Last December, while Carvajal Barrios was awaiting sentencing, his letter alleging election fraud related to Venezuela went public. Less than a week later, the Dallas Express published a letter from another former Venezuelan military official, Alcalá Cordones, who is currently serving a sentence of more than 20 years in prison for material support for the FARC. Using strikingly similar language, both letters specifically mentioned the election technology company Smartmatic.

The claims from the former Venezuelan military officials come at a time when Smartmatic and another voting technology company Liberty Voting (formerly Dominion Voting System) are racking up a string of legal victories against media companies and conspiracy theorists who promoted claims of election fraud during the 2020 election.

‘Statements regarding Smartmatic… are factually false’

Last September, a federal judge in Minnesota granted summary judgment to Smartmatic by finding there is no truth to three claims made by conspiracist Mike Lindell: "(1) that Smartmatic stole the 2020 election or otherwise manipulated ballots that changed the outcome of the 2020 election; (2) that Smartmatic [ballot marking devices] were connected to the internet and, therefore, susceptible to hacking; and (3) that Smartmatic designed its machines to manipulate ballots and change election results."

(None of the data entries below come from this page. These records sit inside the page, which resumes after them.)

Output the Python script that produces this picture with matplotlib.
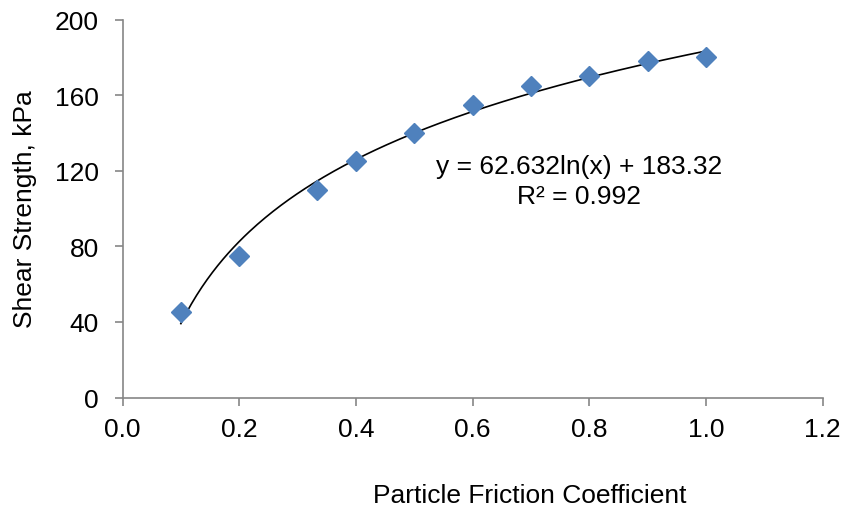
import numpy as np
import matplotlib
matplotlib.use('Agg')
from matplotlib import pyplot as plt

# data
friction = [0.1, 0.2, 0.333, 0.4, 0.5, 0.6, 0.7, 0.8, 0.9, 1.0]
strength = [45, 75, 110, 125, 140, 155, 165, 170, 178, 180]

# log trendline coefficients shown on the chart
coef_a = 62.632
coef_b = 183.32
r2 = 0.992

plt.rcParams['font.family'] = ['Liberation Sans', 'DejaVu Sans']

fig = plt.figure(figsize=(8.42, 5.10), dpi=100)
ax = fig.add_axes([0.1455, 0.2186, 0.8314, 0.7412])

xs = np.linspace(min(friction), max(friction), 200)
ax.plot(xs, coef_a * np.log(xs) + coef_b, color='black', lw=1.2, zorder=2)
ax.plot(friction, strength, 'D', color='#4F81BD', ms=10.5, mec='#4F81BD', zorder=3)

ax.set_xlim(0, 1.2)
ax.set_ylim(0, 200)
ax.set_xticks(np.arange(0, 1.21, 0.2))
ax.set_xticklabels(['{:.1f}'.format(v) for v in np.arange(0, 1.21, 0.2)])
ax.set_yticks(range(0, 201, 40))

for s in ['top', 'right']:
    ax.spines[s].set_visible(False)
for s in ['left', 'bottom']:
    ax.spines[s].set_color('#868686')
    ax.spines[s].set_linewidth(1.2)

ax.tick_params(axis='both', colors='#868686', labelcolor='black', labelsize=19,
               length=6, width=1.2, direction='out')
ax.tick_params(axis='x', pad=8)
ax.tick_params(axis='y', pad=11)

ax.set_ylabel('Shear Strength, kPa', fontsize=19, labelpad=13)
fig.text(530 / 842, 1 - 496 / 510, 'Particle Friction Coefficient',
         ha='center', va='center', fontsize=19)

eq = 'y = {:.3f}ln(x) + {:.2f}\nR² = {:.3f}'.format(coef_a, coef_b, r2)
ax.text(0.782, 114.5, eq, ha='center', va='center', fontsize=19,
        linespacing=1.3, multialignment='center')

plt.savefig('out.png', dpi=100)
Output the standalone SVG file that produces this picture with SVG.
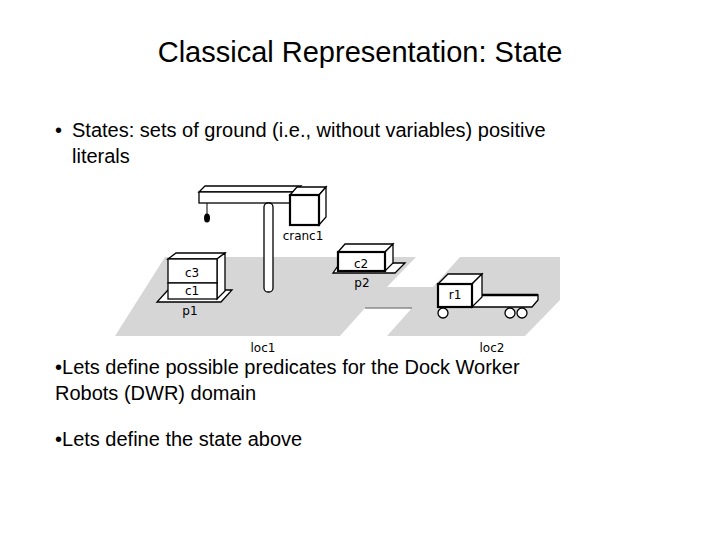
<svg xmlns="http://www.w3.org/2000/svg" width="720" height="540" viewBox="0 0 720 540">
<style>
text{font-family:"Liberation Sans",Arial,sans-serif;fill:#000}
.t{font-size:20px}
.l{font-size:12px;font-family:"DejaVu Sans",sans-serif}
.b{fill:#fff;stroke:#000;stroke-width:1.3}
.bk{fill:#fff;stroke:#000;stroke-width:2.2}
</style>
<rect width="720" height="540" fill="#fff"/>
<text x="360" y="62" font-size="29" text-anchor="middle">Classical Representation: State</text>
<text x="55" y="137" class="t">•</text>
<text x="72" y="137" class="t">States: sets of ground (i.e., without variables) positive</text>
<text x="72" y="163" class="t">literals</text>
<g id="ground">
<polygon points="165,257 416,257 387,287 433,287 460,257 560,257 560,300 525,336 387,336 412,308 365,308 340,336 115,336" fill="#d6d6d6"/>
<line x1="365" y1="308" x2="412" y2="308" stroke="#888" stroke-width="1.5"/>
</g>
<g id="crane1">
<polygon points="199,192 205,186 301,186 295,192" class="b"/>
<rect x="199" y="192" width="96" height="11" class="b"/>
<rect x="264" y="203" width="9" height="89" rx="4" class="b"/>
<line x1="207" y1="203" x2="207" y2="214" stroke="#000"/>
<ellipse cx="207" cy="218" rx="3" ry="4.5" fill="#000"/>
<polygon points="290,195 297,187 326,187 319,195" class="b"/>
<polygon points="319,195 326,187 326,217 319,225" class="b"/>
<rect x="290" y="195" width="29" height="30" class="bk"/>
<text x="303" y="240" class="l" text-anchor="middle">cranc1</text>
</g>
<g id="p1">
<polygon points="168,290 232,290 221,302 157,302" class="b"/>
<text x="190" y="315" class="l" text-anchor="middle">p1</text>
</g>
<g id="c1c3">
<polygon points="168,259 176,253 225,253 217,259" class="b"/>
<polygon points="217,259 225,253 225,291 217,299" class="b"/>
<rect x="168" y="259" width="49" height="24" class="b"/>
<rect x="168" y="283" width="49" height="16" class="b"/>
<text x="192" y="277" class="l" text-anchor="middle">c3</text>
<text x="192" y="295" class="l" text-anchor="middle">c1</text>
</g>
<g id="p2">
<polygon points="340,263 405,263 395,273 333,273" class="b"/>
<text x="362" y="287" class="l" text-anchor="middle">p2</text>
</g>
<g id="c2">
<polygon points="338,252 345,244 393,244 385,252" class="b"/>
<polygon points="385,252 393,244 393,263 385,271" class="b"/>
<rect x="338" y="252" width="47" height="19" class="bk"/>
<text x="361" y="268" class="l" text-anchor="middle">c2</text>
</g>
<g id="r1">
<polygon points="472,295 538,295 538,300 532,307 472,307" class="b"/>
<line x1="472" y1="295" x2="538" y2="295" stroke="#000" stroke-width="2.5"/>
<polygon points="438,284 448,274 482,274 472,284" class="b"/>
<polygon points="472,284 482,274 482,297 472,307" class="b"/>
<rect x="438" y="284" width="34" height="23" class="bk"/>
<text x="455" y="299" class="l" text-anchor="middle">r1</text>
<circle cx="443" cy="313" r="5" class="b"/>
<circle cx="510" cy="313" r="5" class="b"/>
<circle cx="522" cy="313" r="5" class="b"/>
</g>
<text x="263" y="352" class="l" text-anchor="middle">loc1</text>
<text x="492" y="352" class="l" text-anchor="middle">loc2</text>
<text x="55" y="374" class="t">•Lets define possible predicates for the Dock Worker</text>
<text x="55" y="400" class="t">Robots (DWR) domain</text>
<text x="55" y="446" class="t">•Lets define the state above</text>
</svg>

A judge in Delaware similarly ruled in a defamation suit brought by the election company against the far-right network Newsmax that “statements regarding Smartmatic software or voting machines altering the results of the election are factually false.”

Smartmatic currently has a $2.7 billion defamation case pending against Fox News. The network previously settled a lawsuit brought by Dominion for $787 million. Fox made little effort to defend the claims about election fraud, arguing instead that it was merely reporting on assertions made by Trump and his allies. A judge found that Fox “failed to meet its burden” to show a genuine issue of material fact as to falsity.

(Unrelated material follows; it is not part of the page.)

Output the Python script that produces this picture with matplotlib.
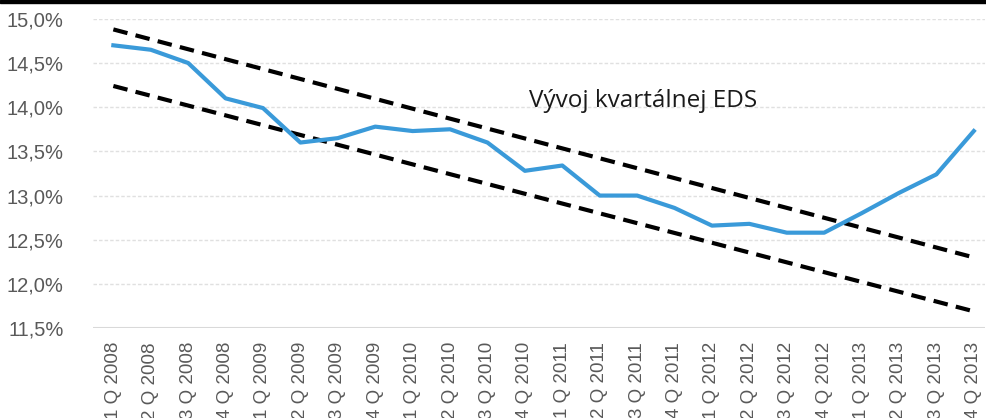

Among claims ruled as false, the order included at least seven statements by Trump allies between Nov. 13 and Dec. 10, 2020 that asserted that Smartmatic’s voting software was created in Venezuela to rig elections and was then exported to the United States, where it was used to manipulate the 2020 election.

The letters from Carvajal Barrios and Alcalá Cordones stop short of claiming that Smartmatic switched votes during the 2020 election in the United States, but appear to suggest a potential for manipulation in the future.

“The Smartmatic system can be altered — this is a fact,” Carvajal Barrios’ letter states. “This technology was later exported abroad, including to the United States. Regime operatives maintain relationships with election officials and voting-machine companies inside your country. I do not claim that every election is stolen, but I state with certainty that elections can be rigged with the software — and has been used to do so.”

Similarly, Alcalá Cordones’ letter states: “I am aware of the use of parallel Smartmatic voting systems to alter results, especially in locations without opposition party representatives, making irregularities difficult to detect. This is the same technology used in other countries including USA by the company Smartmatic. The controllers of this entire system are the siblings Jorge and Delcy Rodriguez.”

Samira Saba, a spokesperson for Smartmatic, told Raw Story the company “vehemently rejects the completely baseless and repeatedly debunked accusations about the integrity of our election systems, purportedly made by former Venezuelan officials convicted of serious charges.

“Giving credibility to these discredited narratives erodes public trust in elections,” Saba said. “The real threat to U.S. election integrity is the acceptance of such falsehoods at face value, especially when they originate from individuals openly attempting to bargain for leniency.”

Robert Feitel, Carvajal Barrios’ lawyer, declined to comment in response to a question from Raw Story about whether his client is angling for a pardon from Trump or seeking to leverage information about alleged election fraud to get his sentence reduced. Alcalá Cordones’ lawyer could not be reached for comment.